## Dataset extract
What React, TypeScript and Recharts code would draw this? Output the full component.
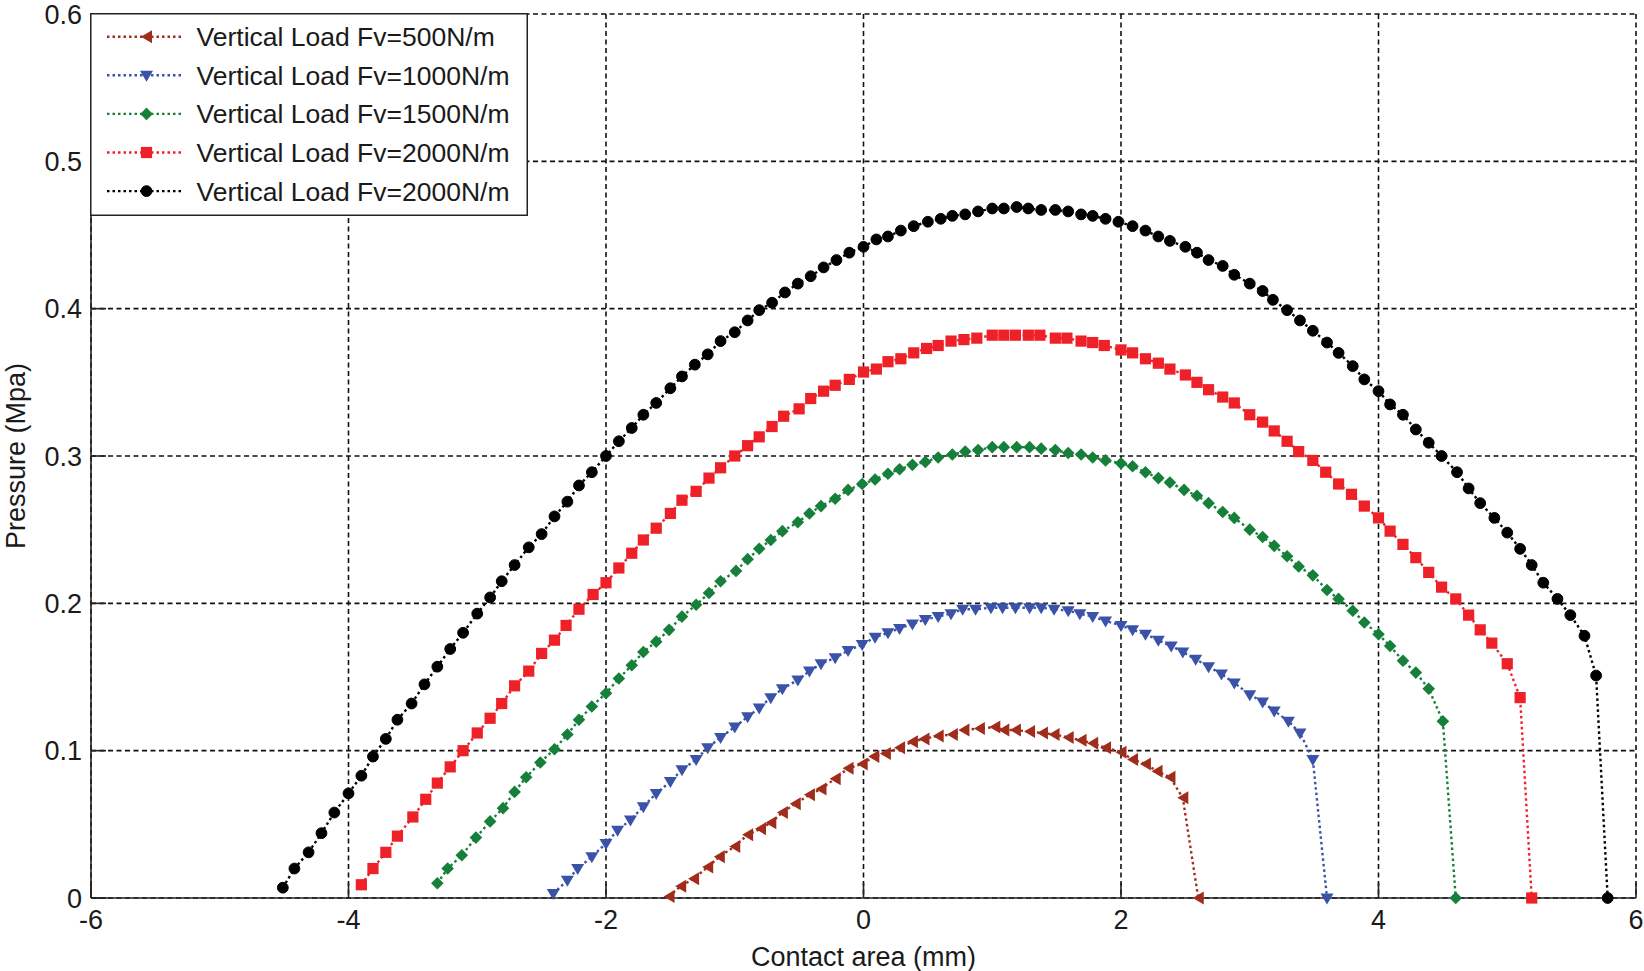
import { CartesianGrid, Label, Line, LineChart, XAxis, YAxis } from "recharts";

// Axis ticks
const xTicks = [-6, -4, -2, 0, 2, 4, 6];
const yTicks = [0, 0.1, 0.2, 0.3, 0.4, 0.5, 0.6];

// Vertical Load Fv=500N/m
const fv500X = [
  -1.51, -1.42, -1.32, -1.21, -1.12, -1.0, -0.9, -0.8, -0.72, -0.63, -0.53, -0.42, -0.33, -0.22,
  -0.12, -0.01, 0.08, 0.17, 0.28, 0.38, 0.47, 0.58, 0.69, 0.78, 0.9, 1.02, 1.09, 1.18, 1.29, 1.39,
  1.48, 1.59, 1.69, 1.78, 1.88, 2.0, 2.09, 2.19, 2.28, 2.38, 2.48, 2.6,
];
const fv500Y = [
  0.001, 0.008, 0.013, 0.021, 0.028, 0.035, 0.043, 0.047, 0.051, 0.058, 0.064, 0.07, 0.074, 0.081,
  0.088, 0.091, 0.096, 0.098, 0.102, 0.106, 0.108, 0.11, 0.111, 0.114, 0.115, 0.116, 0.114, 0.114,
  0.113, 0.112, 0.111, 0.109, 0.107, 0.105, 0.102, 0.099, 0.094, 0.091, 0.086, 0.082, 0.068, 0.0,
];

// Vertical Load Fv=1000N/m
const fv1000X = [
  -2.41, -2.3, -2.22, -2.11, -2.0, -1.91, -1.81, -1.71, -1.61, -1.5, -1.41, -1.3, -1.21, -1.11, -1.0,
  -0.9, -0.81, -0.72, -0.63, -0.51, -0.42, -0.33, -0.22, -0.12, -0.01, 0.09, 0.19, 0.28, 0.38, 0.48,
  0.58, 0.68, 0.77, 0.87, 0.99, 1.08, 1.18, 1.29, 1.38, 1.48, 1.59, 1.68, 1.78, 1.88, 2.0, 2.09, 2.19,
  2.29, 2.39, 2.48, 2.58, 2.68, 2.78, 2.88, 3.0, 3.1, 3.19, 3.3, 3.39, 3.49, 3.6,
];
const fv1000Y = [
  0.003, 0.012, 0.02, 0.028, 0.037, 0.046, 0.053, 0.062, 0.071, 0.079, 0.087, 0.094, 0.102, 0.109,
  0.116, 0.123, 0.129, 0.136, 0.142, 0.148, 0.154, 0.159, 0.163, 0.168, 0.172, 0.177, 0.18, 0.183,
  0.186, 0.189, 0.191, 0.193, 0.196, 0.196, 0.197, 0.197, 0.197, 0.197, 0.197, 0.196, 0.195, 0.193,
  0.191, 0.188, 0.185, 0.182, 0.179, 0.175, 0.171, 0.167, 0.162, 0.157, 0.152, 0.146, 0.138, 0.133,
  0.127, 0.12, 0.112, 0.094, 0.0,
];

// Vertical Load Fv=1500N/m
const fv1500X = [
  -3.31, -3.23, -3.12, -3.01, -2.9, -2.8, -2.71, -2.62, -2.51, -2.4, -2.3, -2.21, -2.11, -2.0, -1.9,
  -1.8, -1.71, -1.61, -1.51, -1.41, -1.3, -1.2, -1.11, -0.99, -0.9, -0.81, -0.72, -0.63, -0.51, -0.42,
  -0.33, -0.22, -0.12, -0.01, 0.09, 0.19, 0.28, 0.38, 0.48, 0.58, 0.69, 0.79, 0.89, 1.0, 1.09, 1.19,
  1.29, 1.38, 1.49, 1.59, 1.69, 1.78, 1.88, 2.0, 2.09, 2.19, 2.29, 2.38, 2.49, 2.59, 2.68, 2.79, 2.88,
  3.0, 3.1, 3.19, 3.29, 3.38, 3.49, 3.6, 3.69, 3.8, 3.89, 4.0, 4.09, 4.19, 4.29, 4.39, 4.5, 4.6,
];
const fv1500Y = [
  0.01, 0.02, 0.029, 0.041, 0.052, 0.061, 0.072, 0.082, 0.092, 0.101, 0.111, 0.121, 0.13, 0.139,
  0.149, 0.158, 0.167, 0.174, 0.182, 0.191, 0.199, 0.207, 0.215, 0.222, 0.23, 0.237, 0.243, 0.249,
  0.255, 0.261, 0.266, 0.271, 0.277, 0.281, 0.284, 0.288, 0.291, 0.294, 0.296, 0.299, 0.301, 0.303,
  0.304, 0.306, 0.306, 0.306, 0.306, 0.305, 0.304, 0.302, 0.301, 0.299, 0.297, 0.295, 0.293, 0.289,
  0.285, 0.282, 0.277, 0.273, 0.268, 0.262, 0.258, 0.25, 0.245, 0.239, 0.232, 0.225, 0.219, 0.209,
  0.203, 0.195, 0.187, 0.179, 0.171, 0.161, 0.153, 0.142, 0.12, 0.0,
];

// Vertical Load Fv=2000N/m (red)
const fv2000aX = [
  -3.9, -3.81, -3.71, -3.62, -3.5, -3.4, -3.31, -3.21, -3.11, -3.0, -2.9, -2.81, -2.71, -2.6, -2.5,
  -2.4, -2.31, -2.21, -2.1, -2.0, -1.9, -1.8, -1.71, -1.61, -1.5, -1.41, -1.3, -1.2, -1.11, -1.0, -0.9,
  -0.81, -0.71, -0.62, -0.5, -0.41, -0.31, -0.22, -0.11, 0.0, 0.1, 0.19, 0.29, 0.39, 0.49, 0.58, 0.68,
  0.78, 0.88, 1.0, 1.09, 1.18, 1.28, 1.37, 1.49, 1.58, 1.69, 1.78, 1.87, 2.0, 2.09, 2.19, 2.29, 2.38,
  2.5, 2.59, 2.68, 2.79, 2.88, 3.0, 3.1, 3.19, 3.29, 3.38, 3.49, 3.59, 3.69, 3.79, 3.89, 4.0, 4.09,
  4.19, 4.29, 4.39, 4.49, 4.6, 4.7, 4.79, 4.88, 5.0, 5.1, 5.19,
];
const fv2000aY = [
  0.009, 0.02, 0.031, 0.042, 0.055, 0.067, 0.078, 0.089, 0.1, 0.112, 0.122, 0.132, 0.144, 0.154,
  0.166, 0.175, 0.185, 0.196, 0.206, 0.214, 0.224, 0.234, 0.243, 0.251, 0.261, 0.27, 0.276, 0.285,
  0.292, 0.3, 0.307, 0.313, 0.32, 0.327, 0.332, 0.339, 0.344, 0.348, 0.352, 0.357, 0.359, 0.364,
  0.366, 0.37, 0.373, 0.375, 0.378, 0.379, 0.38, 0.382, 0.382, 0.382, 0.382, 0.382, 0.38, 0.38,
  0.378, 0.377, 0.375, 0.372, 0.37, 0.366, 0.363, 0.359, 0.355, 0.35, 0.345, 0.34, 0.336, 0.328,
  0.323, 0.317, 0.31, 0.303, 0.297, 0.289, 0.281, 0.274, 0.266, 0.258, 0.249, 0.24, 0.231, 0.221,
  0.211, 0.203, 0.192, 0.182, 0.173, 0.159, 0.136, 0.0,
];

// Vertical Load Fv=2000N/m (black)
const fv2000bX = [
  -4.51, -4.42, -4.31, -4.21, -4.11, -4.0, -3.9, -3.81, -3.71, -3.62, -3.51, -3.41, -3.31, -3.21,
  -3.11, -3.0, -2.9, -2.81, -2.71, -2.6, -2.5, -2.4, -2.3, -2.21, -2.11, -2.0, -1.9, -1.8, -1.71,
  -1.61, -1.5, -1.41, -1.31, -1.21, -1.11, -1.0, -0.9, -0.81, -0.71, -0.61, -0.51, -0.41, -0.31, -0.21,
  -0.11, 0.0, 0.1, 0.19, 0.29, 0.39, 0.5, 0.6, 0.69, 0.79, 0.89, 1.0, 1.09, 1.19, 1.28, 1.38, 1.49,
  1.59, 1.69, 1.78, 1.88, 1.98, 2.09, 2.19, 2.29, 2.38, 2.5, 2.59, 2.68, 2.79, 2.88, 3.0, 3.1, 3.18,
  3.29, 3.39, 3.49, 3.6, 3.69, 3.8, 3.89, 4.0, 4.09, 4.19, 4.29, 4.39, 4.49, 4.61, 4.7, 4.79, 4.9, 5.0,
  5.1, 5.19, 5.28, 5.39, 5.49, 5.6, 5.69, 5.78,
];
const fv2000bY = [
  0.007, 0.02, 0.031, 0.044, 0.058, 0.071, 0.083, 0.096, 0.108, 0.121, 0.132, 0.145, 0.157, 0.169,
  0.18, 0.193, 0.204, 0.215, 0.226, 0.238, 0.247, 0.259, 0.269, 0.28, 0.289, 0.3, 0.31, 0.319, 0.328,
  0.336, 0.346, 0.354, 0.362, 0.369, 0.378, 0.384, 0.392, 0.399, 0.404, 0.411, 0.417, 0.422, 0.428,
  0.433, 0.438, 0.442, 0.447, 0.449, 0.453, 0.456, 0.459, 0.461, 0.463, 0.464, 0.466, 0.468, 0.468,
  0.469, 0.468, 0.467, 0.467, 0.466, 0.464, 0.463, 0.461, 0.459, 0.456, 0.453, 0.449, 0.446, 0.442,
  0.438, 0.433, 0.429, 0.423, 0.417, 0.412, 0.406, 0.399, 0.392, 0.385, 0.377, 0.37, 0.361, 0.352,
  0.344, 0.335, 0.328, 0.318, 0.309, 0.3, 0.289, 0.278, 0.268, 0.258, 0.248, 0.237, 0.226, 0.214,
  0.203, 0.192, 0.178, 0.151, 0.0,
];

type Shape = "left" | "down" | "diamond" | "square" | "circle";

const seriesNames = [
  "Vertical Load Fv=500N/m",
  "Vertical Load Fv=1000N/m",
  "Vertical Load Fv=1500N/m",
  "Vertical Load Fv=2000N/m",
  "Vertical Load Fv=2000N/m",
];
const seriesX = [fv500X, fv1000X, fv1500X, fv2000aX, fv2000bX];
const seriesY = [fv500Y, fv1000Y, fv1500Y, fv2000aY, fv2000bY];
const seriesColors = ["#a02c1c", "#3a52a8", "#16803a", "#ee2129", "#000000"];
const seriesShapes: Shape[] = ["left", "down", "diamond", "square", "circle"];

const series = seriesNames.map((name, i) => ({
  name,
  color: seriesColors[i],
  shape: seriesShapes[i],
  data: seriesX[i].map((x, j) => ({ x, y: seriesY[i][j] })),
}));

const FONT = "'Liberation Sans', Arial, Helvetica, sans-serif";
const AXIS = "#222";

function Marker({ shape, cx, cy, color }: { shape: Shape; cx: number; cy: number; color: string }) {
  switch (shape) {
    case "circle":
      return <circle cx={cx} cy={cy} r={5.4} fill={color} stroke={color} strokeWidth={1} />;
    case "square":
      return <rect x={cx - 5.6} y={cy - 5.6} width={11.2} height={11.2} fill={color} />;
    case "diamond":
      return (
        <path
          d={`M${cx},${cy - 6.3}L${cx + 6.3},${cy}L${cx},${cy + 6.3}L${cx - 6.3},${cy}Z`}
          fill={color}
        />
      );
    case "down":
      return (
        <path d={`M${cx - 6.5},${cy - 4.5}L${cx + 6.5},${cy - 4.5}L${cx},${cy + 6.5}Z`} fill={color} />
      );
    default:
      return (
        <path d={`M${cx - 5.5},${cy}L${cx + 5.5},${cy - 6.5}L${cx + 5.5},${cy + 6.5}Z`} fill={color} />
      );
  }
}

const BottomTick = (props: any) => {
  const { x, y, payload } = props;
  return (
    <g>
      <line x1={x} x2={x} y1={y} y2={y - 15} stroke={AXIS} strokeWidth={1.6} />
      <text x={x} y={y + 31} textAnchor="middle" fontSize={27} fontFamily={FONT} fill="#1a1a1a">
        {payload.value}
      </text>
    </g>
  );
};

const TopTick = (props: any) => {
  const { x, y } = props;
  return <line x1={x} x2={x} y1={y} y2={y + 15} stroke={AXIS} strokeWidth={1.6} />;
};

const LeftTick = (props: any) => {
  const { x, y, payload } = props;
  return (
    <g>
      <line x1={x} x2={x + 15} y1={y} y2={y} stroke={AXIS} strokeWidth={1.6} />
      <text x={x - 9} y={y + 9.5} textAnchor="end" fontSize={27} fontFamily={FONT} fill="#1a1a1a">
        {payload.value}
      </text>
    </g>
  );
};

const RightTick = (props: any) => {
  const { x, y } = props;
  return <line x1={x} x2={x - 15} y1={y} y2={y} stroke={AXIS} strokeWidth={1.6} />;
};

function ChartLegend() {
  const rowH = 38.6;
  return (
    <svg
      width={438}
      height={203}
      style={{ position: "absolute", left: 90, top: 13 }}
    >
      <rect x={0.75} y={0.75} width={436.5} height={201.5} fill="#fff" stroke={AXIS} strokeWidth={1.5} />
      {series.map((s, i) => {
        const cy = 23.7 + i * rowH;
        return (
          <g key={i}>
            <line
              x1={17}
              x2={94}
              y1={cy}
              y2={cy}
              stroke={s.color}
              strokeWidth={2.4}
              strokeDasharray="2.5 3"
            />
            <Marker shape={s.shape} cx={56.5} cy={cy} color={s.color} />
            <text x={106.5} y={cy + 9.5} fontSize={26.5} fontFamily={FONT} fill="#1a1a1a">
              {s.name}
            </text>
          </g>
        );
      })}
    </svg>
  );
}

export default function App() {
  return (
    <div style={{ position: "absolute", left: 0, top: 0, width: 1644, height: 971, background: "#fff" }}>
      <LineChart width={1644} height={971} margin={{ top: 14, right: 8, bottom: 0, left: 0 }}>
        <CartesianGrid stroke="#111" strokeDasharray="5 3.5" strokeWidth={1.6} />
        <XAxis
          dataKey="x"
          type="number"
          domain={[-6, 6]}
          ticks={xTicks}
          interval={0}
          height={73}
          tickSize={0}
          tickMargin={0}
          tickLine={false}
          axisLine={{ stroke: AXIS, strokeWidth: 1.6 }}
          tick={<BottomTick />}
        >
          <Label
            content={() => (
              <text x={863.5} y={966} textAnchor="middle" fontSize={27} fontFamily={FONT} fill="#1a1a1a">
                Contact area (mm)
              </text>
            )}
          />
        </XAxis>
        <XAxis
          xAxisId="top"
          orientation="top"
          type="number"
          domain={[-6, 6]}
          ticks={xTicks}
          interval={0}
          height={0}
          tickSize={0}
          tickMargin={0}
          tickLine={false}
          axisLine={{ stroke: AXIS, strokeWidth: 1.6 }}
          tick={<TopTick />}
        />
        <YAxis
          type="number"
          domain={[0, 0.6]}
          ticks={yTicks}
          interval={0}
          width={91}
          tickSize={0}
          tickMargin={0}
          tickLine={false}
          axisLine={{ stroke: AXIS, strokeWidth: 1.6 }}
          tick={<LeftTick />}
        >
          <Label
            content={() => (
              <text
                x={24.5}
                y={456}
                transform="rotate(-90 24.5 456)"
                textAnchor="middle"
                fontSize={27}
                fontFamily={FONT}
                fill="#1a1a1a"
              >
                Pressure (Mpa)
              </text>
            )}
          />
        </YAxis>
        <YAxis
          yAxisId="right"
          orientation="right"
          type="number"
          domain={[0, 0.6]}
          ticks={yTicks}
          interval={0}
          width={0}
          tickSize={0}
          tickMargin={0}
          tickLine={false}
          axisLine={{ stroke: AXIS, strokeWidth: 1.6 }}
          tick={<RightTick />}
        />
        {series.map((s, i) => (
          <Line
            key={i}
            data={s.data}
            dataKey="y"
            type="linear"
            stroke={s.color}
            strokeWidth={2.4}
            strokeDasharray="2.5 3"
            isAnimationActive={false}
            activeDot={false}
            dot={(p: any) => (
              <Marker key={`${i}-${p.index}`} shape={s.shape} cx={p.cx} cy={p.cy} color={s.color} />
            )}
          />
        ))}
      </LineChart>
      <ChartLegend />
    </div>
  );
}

## Required work
Repeat the lines of the listing above verbatim, beginning at its first line and ending at the line containing "const yTicks = [0, 0.1, 0.2, 0.3, 0.4, 0.5, 0.6];", which is included. Omit pictures.

## Exercise response
What React, TypeScript and Recharts code would draw this? Output the full component.
import { CartesianGrid, Label, Line, LineChart, XAxis, YAxis } from "recharts";

// Axis ticks
const xTicks = [-6, -4, -2, 0, 2, 4, 6];
const yTicks = [0, 0.1, 0.2, 0.3, 0.4, 0.5, 0.6];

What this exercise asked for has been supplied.